#### Material for this task ####
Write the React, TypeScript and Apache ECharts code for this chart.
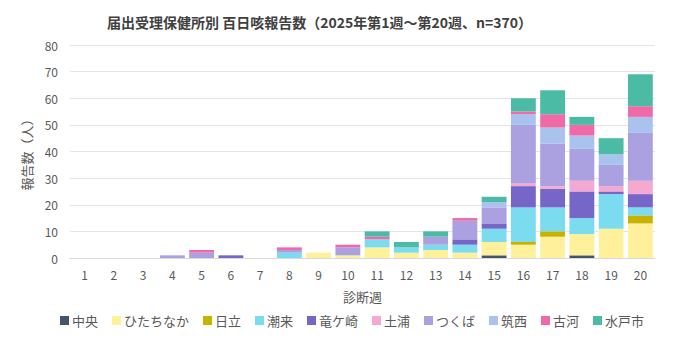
import React, { useEffect, useRef } from "react";
import * as echarts from "echarts";

const weeks = ["1","2","3","4","5","6","7","8","9","10","11","12","13","14","15","16","17","18","19","20"];
const seriesNames = ["中央","ひたちなか","日立","潮来","竜ケ崎","土浦","つくば","筑西","古河","水戸市"];
const colors = ["#44546a","#fff09c","#c9b100","#7adcee","#7566c8","#f5a8d0","#aba0e0","#a9c2ee","#f06aa8","#4cbba6"];

const chuo       = [0,0,0,0,0,0,0,0,0,0,0,0,0,0,1,0,0,1,0,0];
const hitachinaka= [0,0,0,0,0,0,0,0,2,1,4,2,3,2,5,5,8,8,11,13];
const hitachi    = [0,0,0,0,0,0,0,0,0,0,0,0,0,0,0,1,2,0,0,3];
const itako      = [0,0,0,0,0,0,0,2,0,0,3,2,2,3,5,13,9,6,13,3];
const ryugasaki  = [0,0,0,0,0,1,0,0,0,0,0,0,0,2,2,8,7,10,1,5];
const tsuchiura  = [0,0,0,0,0,0,0,0,0,0,0,0,0,0,0,1,1,4,2,5];
const tsukuba    = [0,0,0,1,2,0,0,1,0,3,0,0,3,7,6,22,16,12,8,18];
const chikusei   = [0,0,0,0,0,0,0,0,0,0,0,0,0,0,2,4,6,5,4,6];
const koga       = [0,0,0,0,1,0,0,1,0,1,1,0,0,1,0,1,5,4,0,4];
const mito       = [0,0,0,0,0,0,0,0,0,0,2,2,2,0,2,5,9,3,6,12];

const allData = [chuo, hitachinaka, hitachi, itako, ryugasaki, tsuchiura, tsukuba, chikusei, koga, mito];
const yTicks = [0, 10, 20, 30, 40, 50, 60, 70, 80];

export default function App() {
  const ref = useRef<HTMLDivElement>(null);
  useEffect(() => {
    if (!ref.current) return;
    const chart = echarts.init(ref.current, null, { renderer: "svg" });
    const font = "'Noto Sans CJK JP', 'Noto Sans', sans-serif";
    chart.setOption({
      animation: false,
      textStyle: { fontFamily: font },
      title: {
        text: "{a|届出受理保健所別 百日咳報告数（}{b|2025}{a|年第}{b|1}{a|週～第}{b|20}{a|週、}{b|n=370}{a|）}",
        left: 94,
        top: 2,
        textStyle: {
          rich: {
            a: { fontSize: 14, color: "#404040", fontFamily: font },
            b: { fontSize: 14, color: "#404040", fontWeight: "bold", fontFamily: font },
          },
        },
      },
      legend: {
        bottom: 0,
        left: 47,
        itemWidth: 9,
        itemHeight: 9,
        itemGap: 14,
        icon: "rect",
        textStyle: { fontSize: 13, color: "#595959", fontFamily: font, padding: [0, 0, 0, -2] },
        data: seriesNames,
      },
      grid: { left: 62, right: 17, top: 37, bottom: 74 },
      xAxis: {
        type: "category",
        data: weeks,
        name: "診断週",
        nameLocation: "middle",
        nameGap: 32,
        nameTextStyle: { fontSize: 13, color: "#595959" },
        axisLine: { lineStyle: { color: "#d9d9d9" } },
        axisTick: { show: false },
        axisLabel: { color: "#595959", fontSize: 12, margin: 10 },
      },
      yAxis: {
        type: "value",
        min: yTicks[0],
        max: yTicks[yTicks.length - 1],
        interval: 10,
        name: "報告数（人）",
        nameLocation: "middle",
        nameRotate: 90,
        nameGap: 37,
        nameTextStyle: { fontSize: 13, color: "#595959" },
        axisLine: { show: false },
        axisTick: { show: false },
        axisLabel: { color: "#595959", fontSize: 12, margin: 12 },
        splitLine: { lineStyle: { color: "#e4e4e4" } },
      },
      series: seriesNames.map((name, i) => ({
        name,
        type: "bar",
        stack: "total",
        barCategoryGap: "15%",
        itemStyle: { color: colors[i] },
        data: allData[i],
      })),
    });
    return () => chart.dispose();
  }, []);
  return <div ref={ref} style={{ width: 664, height: 324 }} />;
}
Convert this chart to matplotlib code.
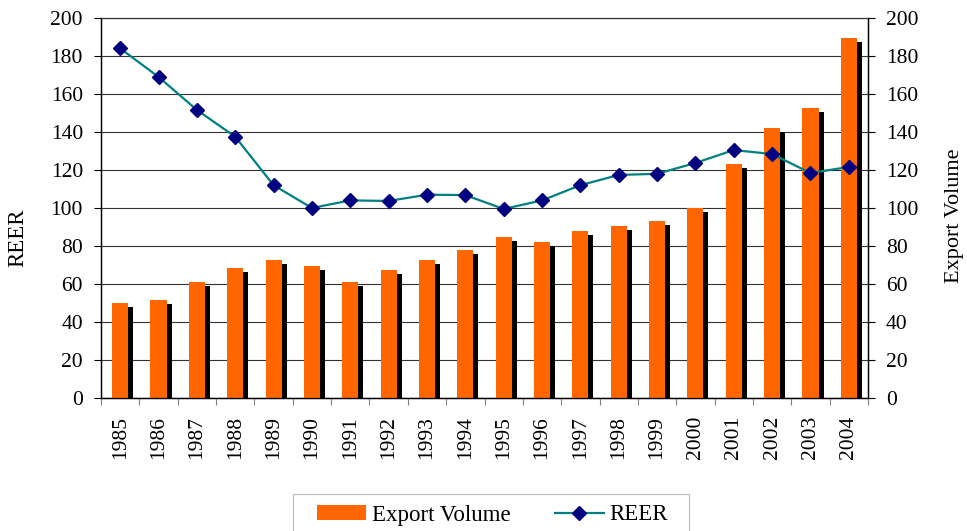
import matplotlib
matplotlib.use("Agg")
import matplotlib.pyplot as plt
import matplotlib.patheffects as pe
from matplotlib.lines import Line2D
from matplotlib.patches import Patch, Rectangle
import numpy as np

plt.rcParams['font.family'] = ['Liberation Serif', 'DejaVu Serif']

years = ['1985', '1986', '1987', '1988', '1989', '1990', '1991', '1992', '1993', '1994',
         '1995', '1996', '1997', '1998', '1999', '2000', '2001', '2002', '2003', '2004']
export_volume = [50, 51.6, 61, 68.4, 72.6, 69.5, 61, 67.4, 72.6, 78,
                 84.7, 82, 87.9, 90.5, 93.2, 100, 123.2, 142, 152.6, 189.5]
reer = [184, 169, 151.6, 137.5, 112, 100, 104, 103.7, 107, 106.8,
        99.5, 104, 112, 117.4, 118, 123.7, 130.5, 128.4, 118.4, 121.6]
yticks = [0, 20, 40, 60, 80, 100, 120, 140, 160, 180, 200]

W, H = 967, 531
fig = plt.figure(figsize=(W / 100, H / 100), dpi=100)
ax = fig.add_axes([101 / W, 1 - 398 / H, 767 / W, 380 / H])
ax2 = ax.twinx()

x = np.arange(len(years))
fs = 15.5

# bars on the right axis (Export Volume)
ax2.bar(x, export_volume, width=0.42, color='#FF6600', zorder=3,
        path_effects=[pe.SimplePatchShadow(offset=(3.6, -2.9), shadow_rgbFace='black', alpha=1.0),
                      pe.Normal()])
ax2.set_ylim(0, 200)
ax2.set_yticks(yticks)
ax2.yaxis.grid(True, color='#333333', linewidth=0.8, zorder=0)
ax2.set_axisbelow(True)
ax2.tick_params(axis='y', direction='out', length=5, width=0.8, pad=8, labelsize=fs)

# line on left axis (REER)
ax.set_zorder(ax2.get_zorder() + 1)
ax.patch.set_visible(False)
ax.plot(x, reer, color='#008080', linewidth=1.6, marker='D', markersize=7.6,
        markerfacecolor='#000080', markeredgecolor='#000080', zorder=5)
ax.set_ylim(0, 200)
ax.set_yticks(yticks)
ax.tick_params(axis='y', direction='out', length=5, width=0.8, pad=8, labelsize=fs)

ax.set_xlim(-0.5, len(years) - 0.5)
ax.set_xticks(np.arange(-0.5, len(years), 1.0))
ax.set_xticklabels([])
ax.set_xticks(x, minor=True)
ax.set_xticklabels(years, minor=True, rotation=90, fontsize=fs)
ax.tick_params(axis='x', which='major', direction='out', length=5, width=0.8, color='#808080')
ax.tick_params(axis='x', which='minor', length=0, pad=13)

for a in (ax, ax2):
    a.spines['top'].set_color('#333333')
    a.spines['top'].set_linewidth(0.8)
    for s in ('left', 'right', 'bottom'):
        a.spines[s].set_linewidth(0.9)
        a.spines[s].set_color('black')

# axis titles
fig.text(18 / W, 1 - 238 / H, 'REER', rotation=90, ha='center', va='center', fontsize=16.5)
fig.text(955 / W, 1 - 216 / H, 'Export Volume', rotation=90, ha='center', va='center', fontsize=16)

# legend
handles = [Patch(facecolor='#FF6600', edgecolor='none'),
           Line2D([0], [0], color='#008080', linewidth=1.6, marker='D', markersize=7.6,
                  markerfacecolor='#000080', markeredgecolor='#000080')]
leg = fig.legend(handles, ['Export Volume', 'REER'], loc='center',
                 bbox_to_anchor=(492.5 / W, 1 - 515 / H), ncol=2, fontsize=16.5, frameon=False,
                 handlelength=2.14, handleheight=0.65, columnspacing=1.92, borderpad=0,
                 borderaxespad=0, handletextpad=0.26)
fig.patches.append(Rectangle((293 / W, -0.05), (689 - 293) / W, 0.05 + (531 - 494) / H,
                             transform=fig.transFigure, facecolor='white',
                             edgecolor='#bbbbbb', linewidth=0.8, zorder=0))

fig.savefig('out.png', dpi=100)
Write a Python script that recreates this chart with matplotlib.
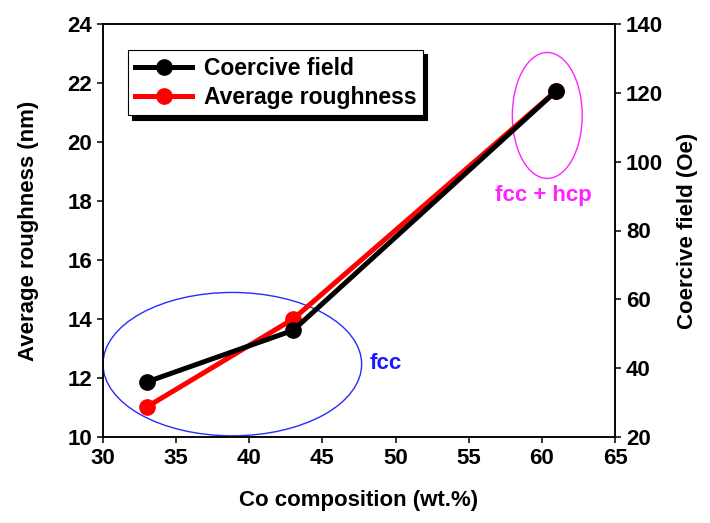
####
▶ [What the task requires]: From the first line above down to the line with "60, 70, 80];", reproduce every line and no others, omitting pictures.

▶ [Solution to this task]:
Write the React, TypeScript and Apache ECharts code for this chart.
import React, { useEffect, useRef } from "react";
import * as echarts from "echarts";

const weeks = ["1","2","3","4","5","6","7","8","9","10","11","12","13","14","15","16","17","18","19","20"];
const seriesNames = ["中央","ひたちなか","日立","潮来","竜ケ崎","土浦","つくば","筑西","古河","水戸市"];
const colors = ["#44546a","#fff09c","#c9b100","#7adcee","#7566c8","#f5a8d0","#aba0e0","#a9c2ee","#f06aa8","#4cbba6"];

const chuo       = [0,0,0,0,0,0,0,0,0,0,0,0,0,0,1,0,0,1,0,0];
const hitachinaka= [0,0,0,0,0,0,0,0,2,1,4,2,3,2,5,5,8,8,11,13];
const hitachi    = [0,0,0,0,0,0,0,0,0,0,0,0,0,0,0,1,2,0,0,3];
const itako      = [0,0,0,0,0,0,0,2,0,0,3,2,2,3,5,13,9,6,13,3];
const ryugasaki  = [0,0,0,0,0,1,0,0,0,0,0,0,0,2,2,8,7,10,1,5];
const tsuchiura  = [0,0,0,0,0,0,0,0,0,0,0,0,0,0,0,1,1,4,2,5];
const tsukuba    = [0,0,0,1,2,0,0,1,0,3,0,0,3,7,6,22,16,12,8,18];
const chikusei   = [0,0,0,0,0,0,0,0,0,0,0,0,0,0,2,4,6,5,4,6];
const koga       = [0,0,0,0,1,0,0,1,0,1,1,0,0,1,0,1,5,4,0,4];
const mito       = [0,0,0,0,0,0,0,0,0,0,2,2,2,0,2,5,9,3,6,12];

const allData = [chuo, hitachinaka, hitachi, itako, ryugasaki, tsuchiura, tsukuba, chikusei, koga, mito];
const yTicks = [0, 10, 20, 30, 40, 50, 60, 70, 80];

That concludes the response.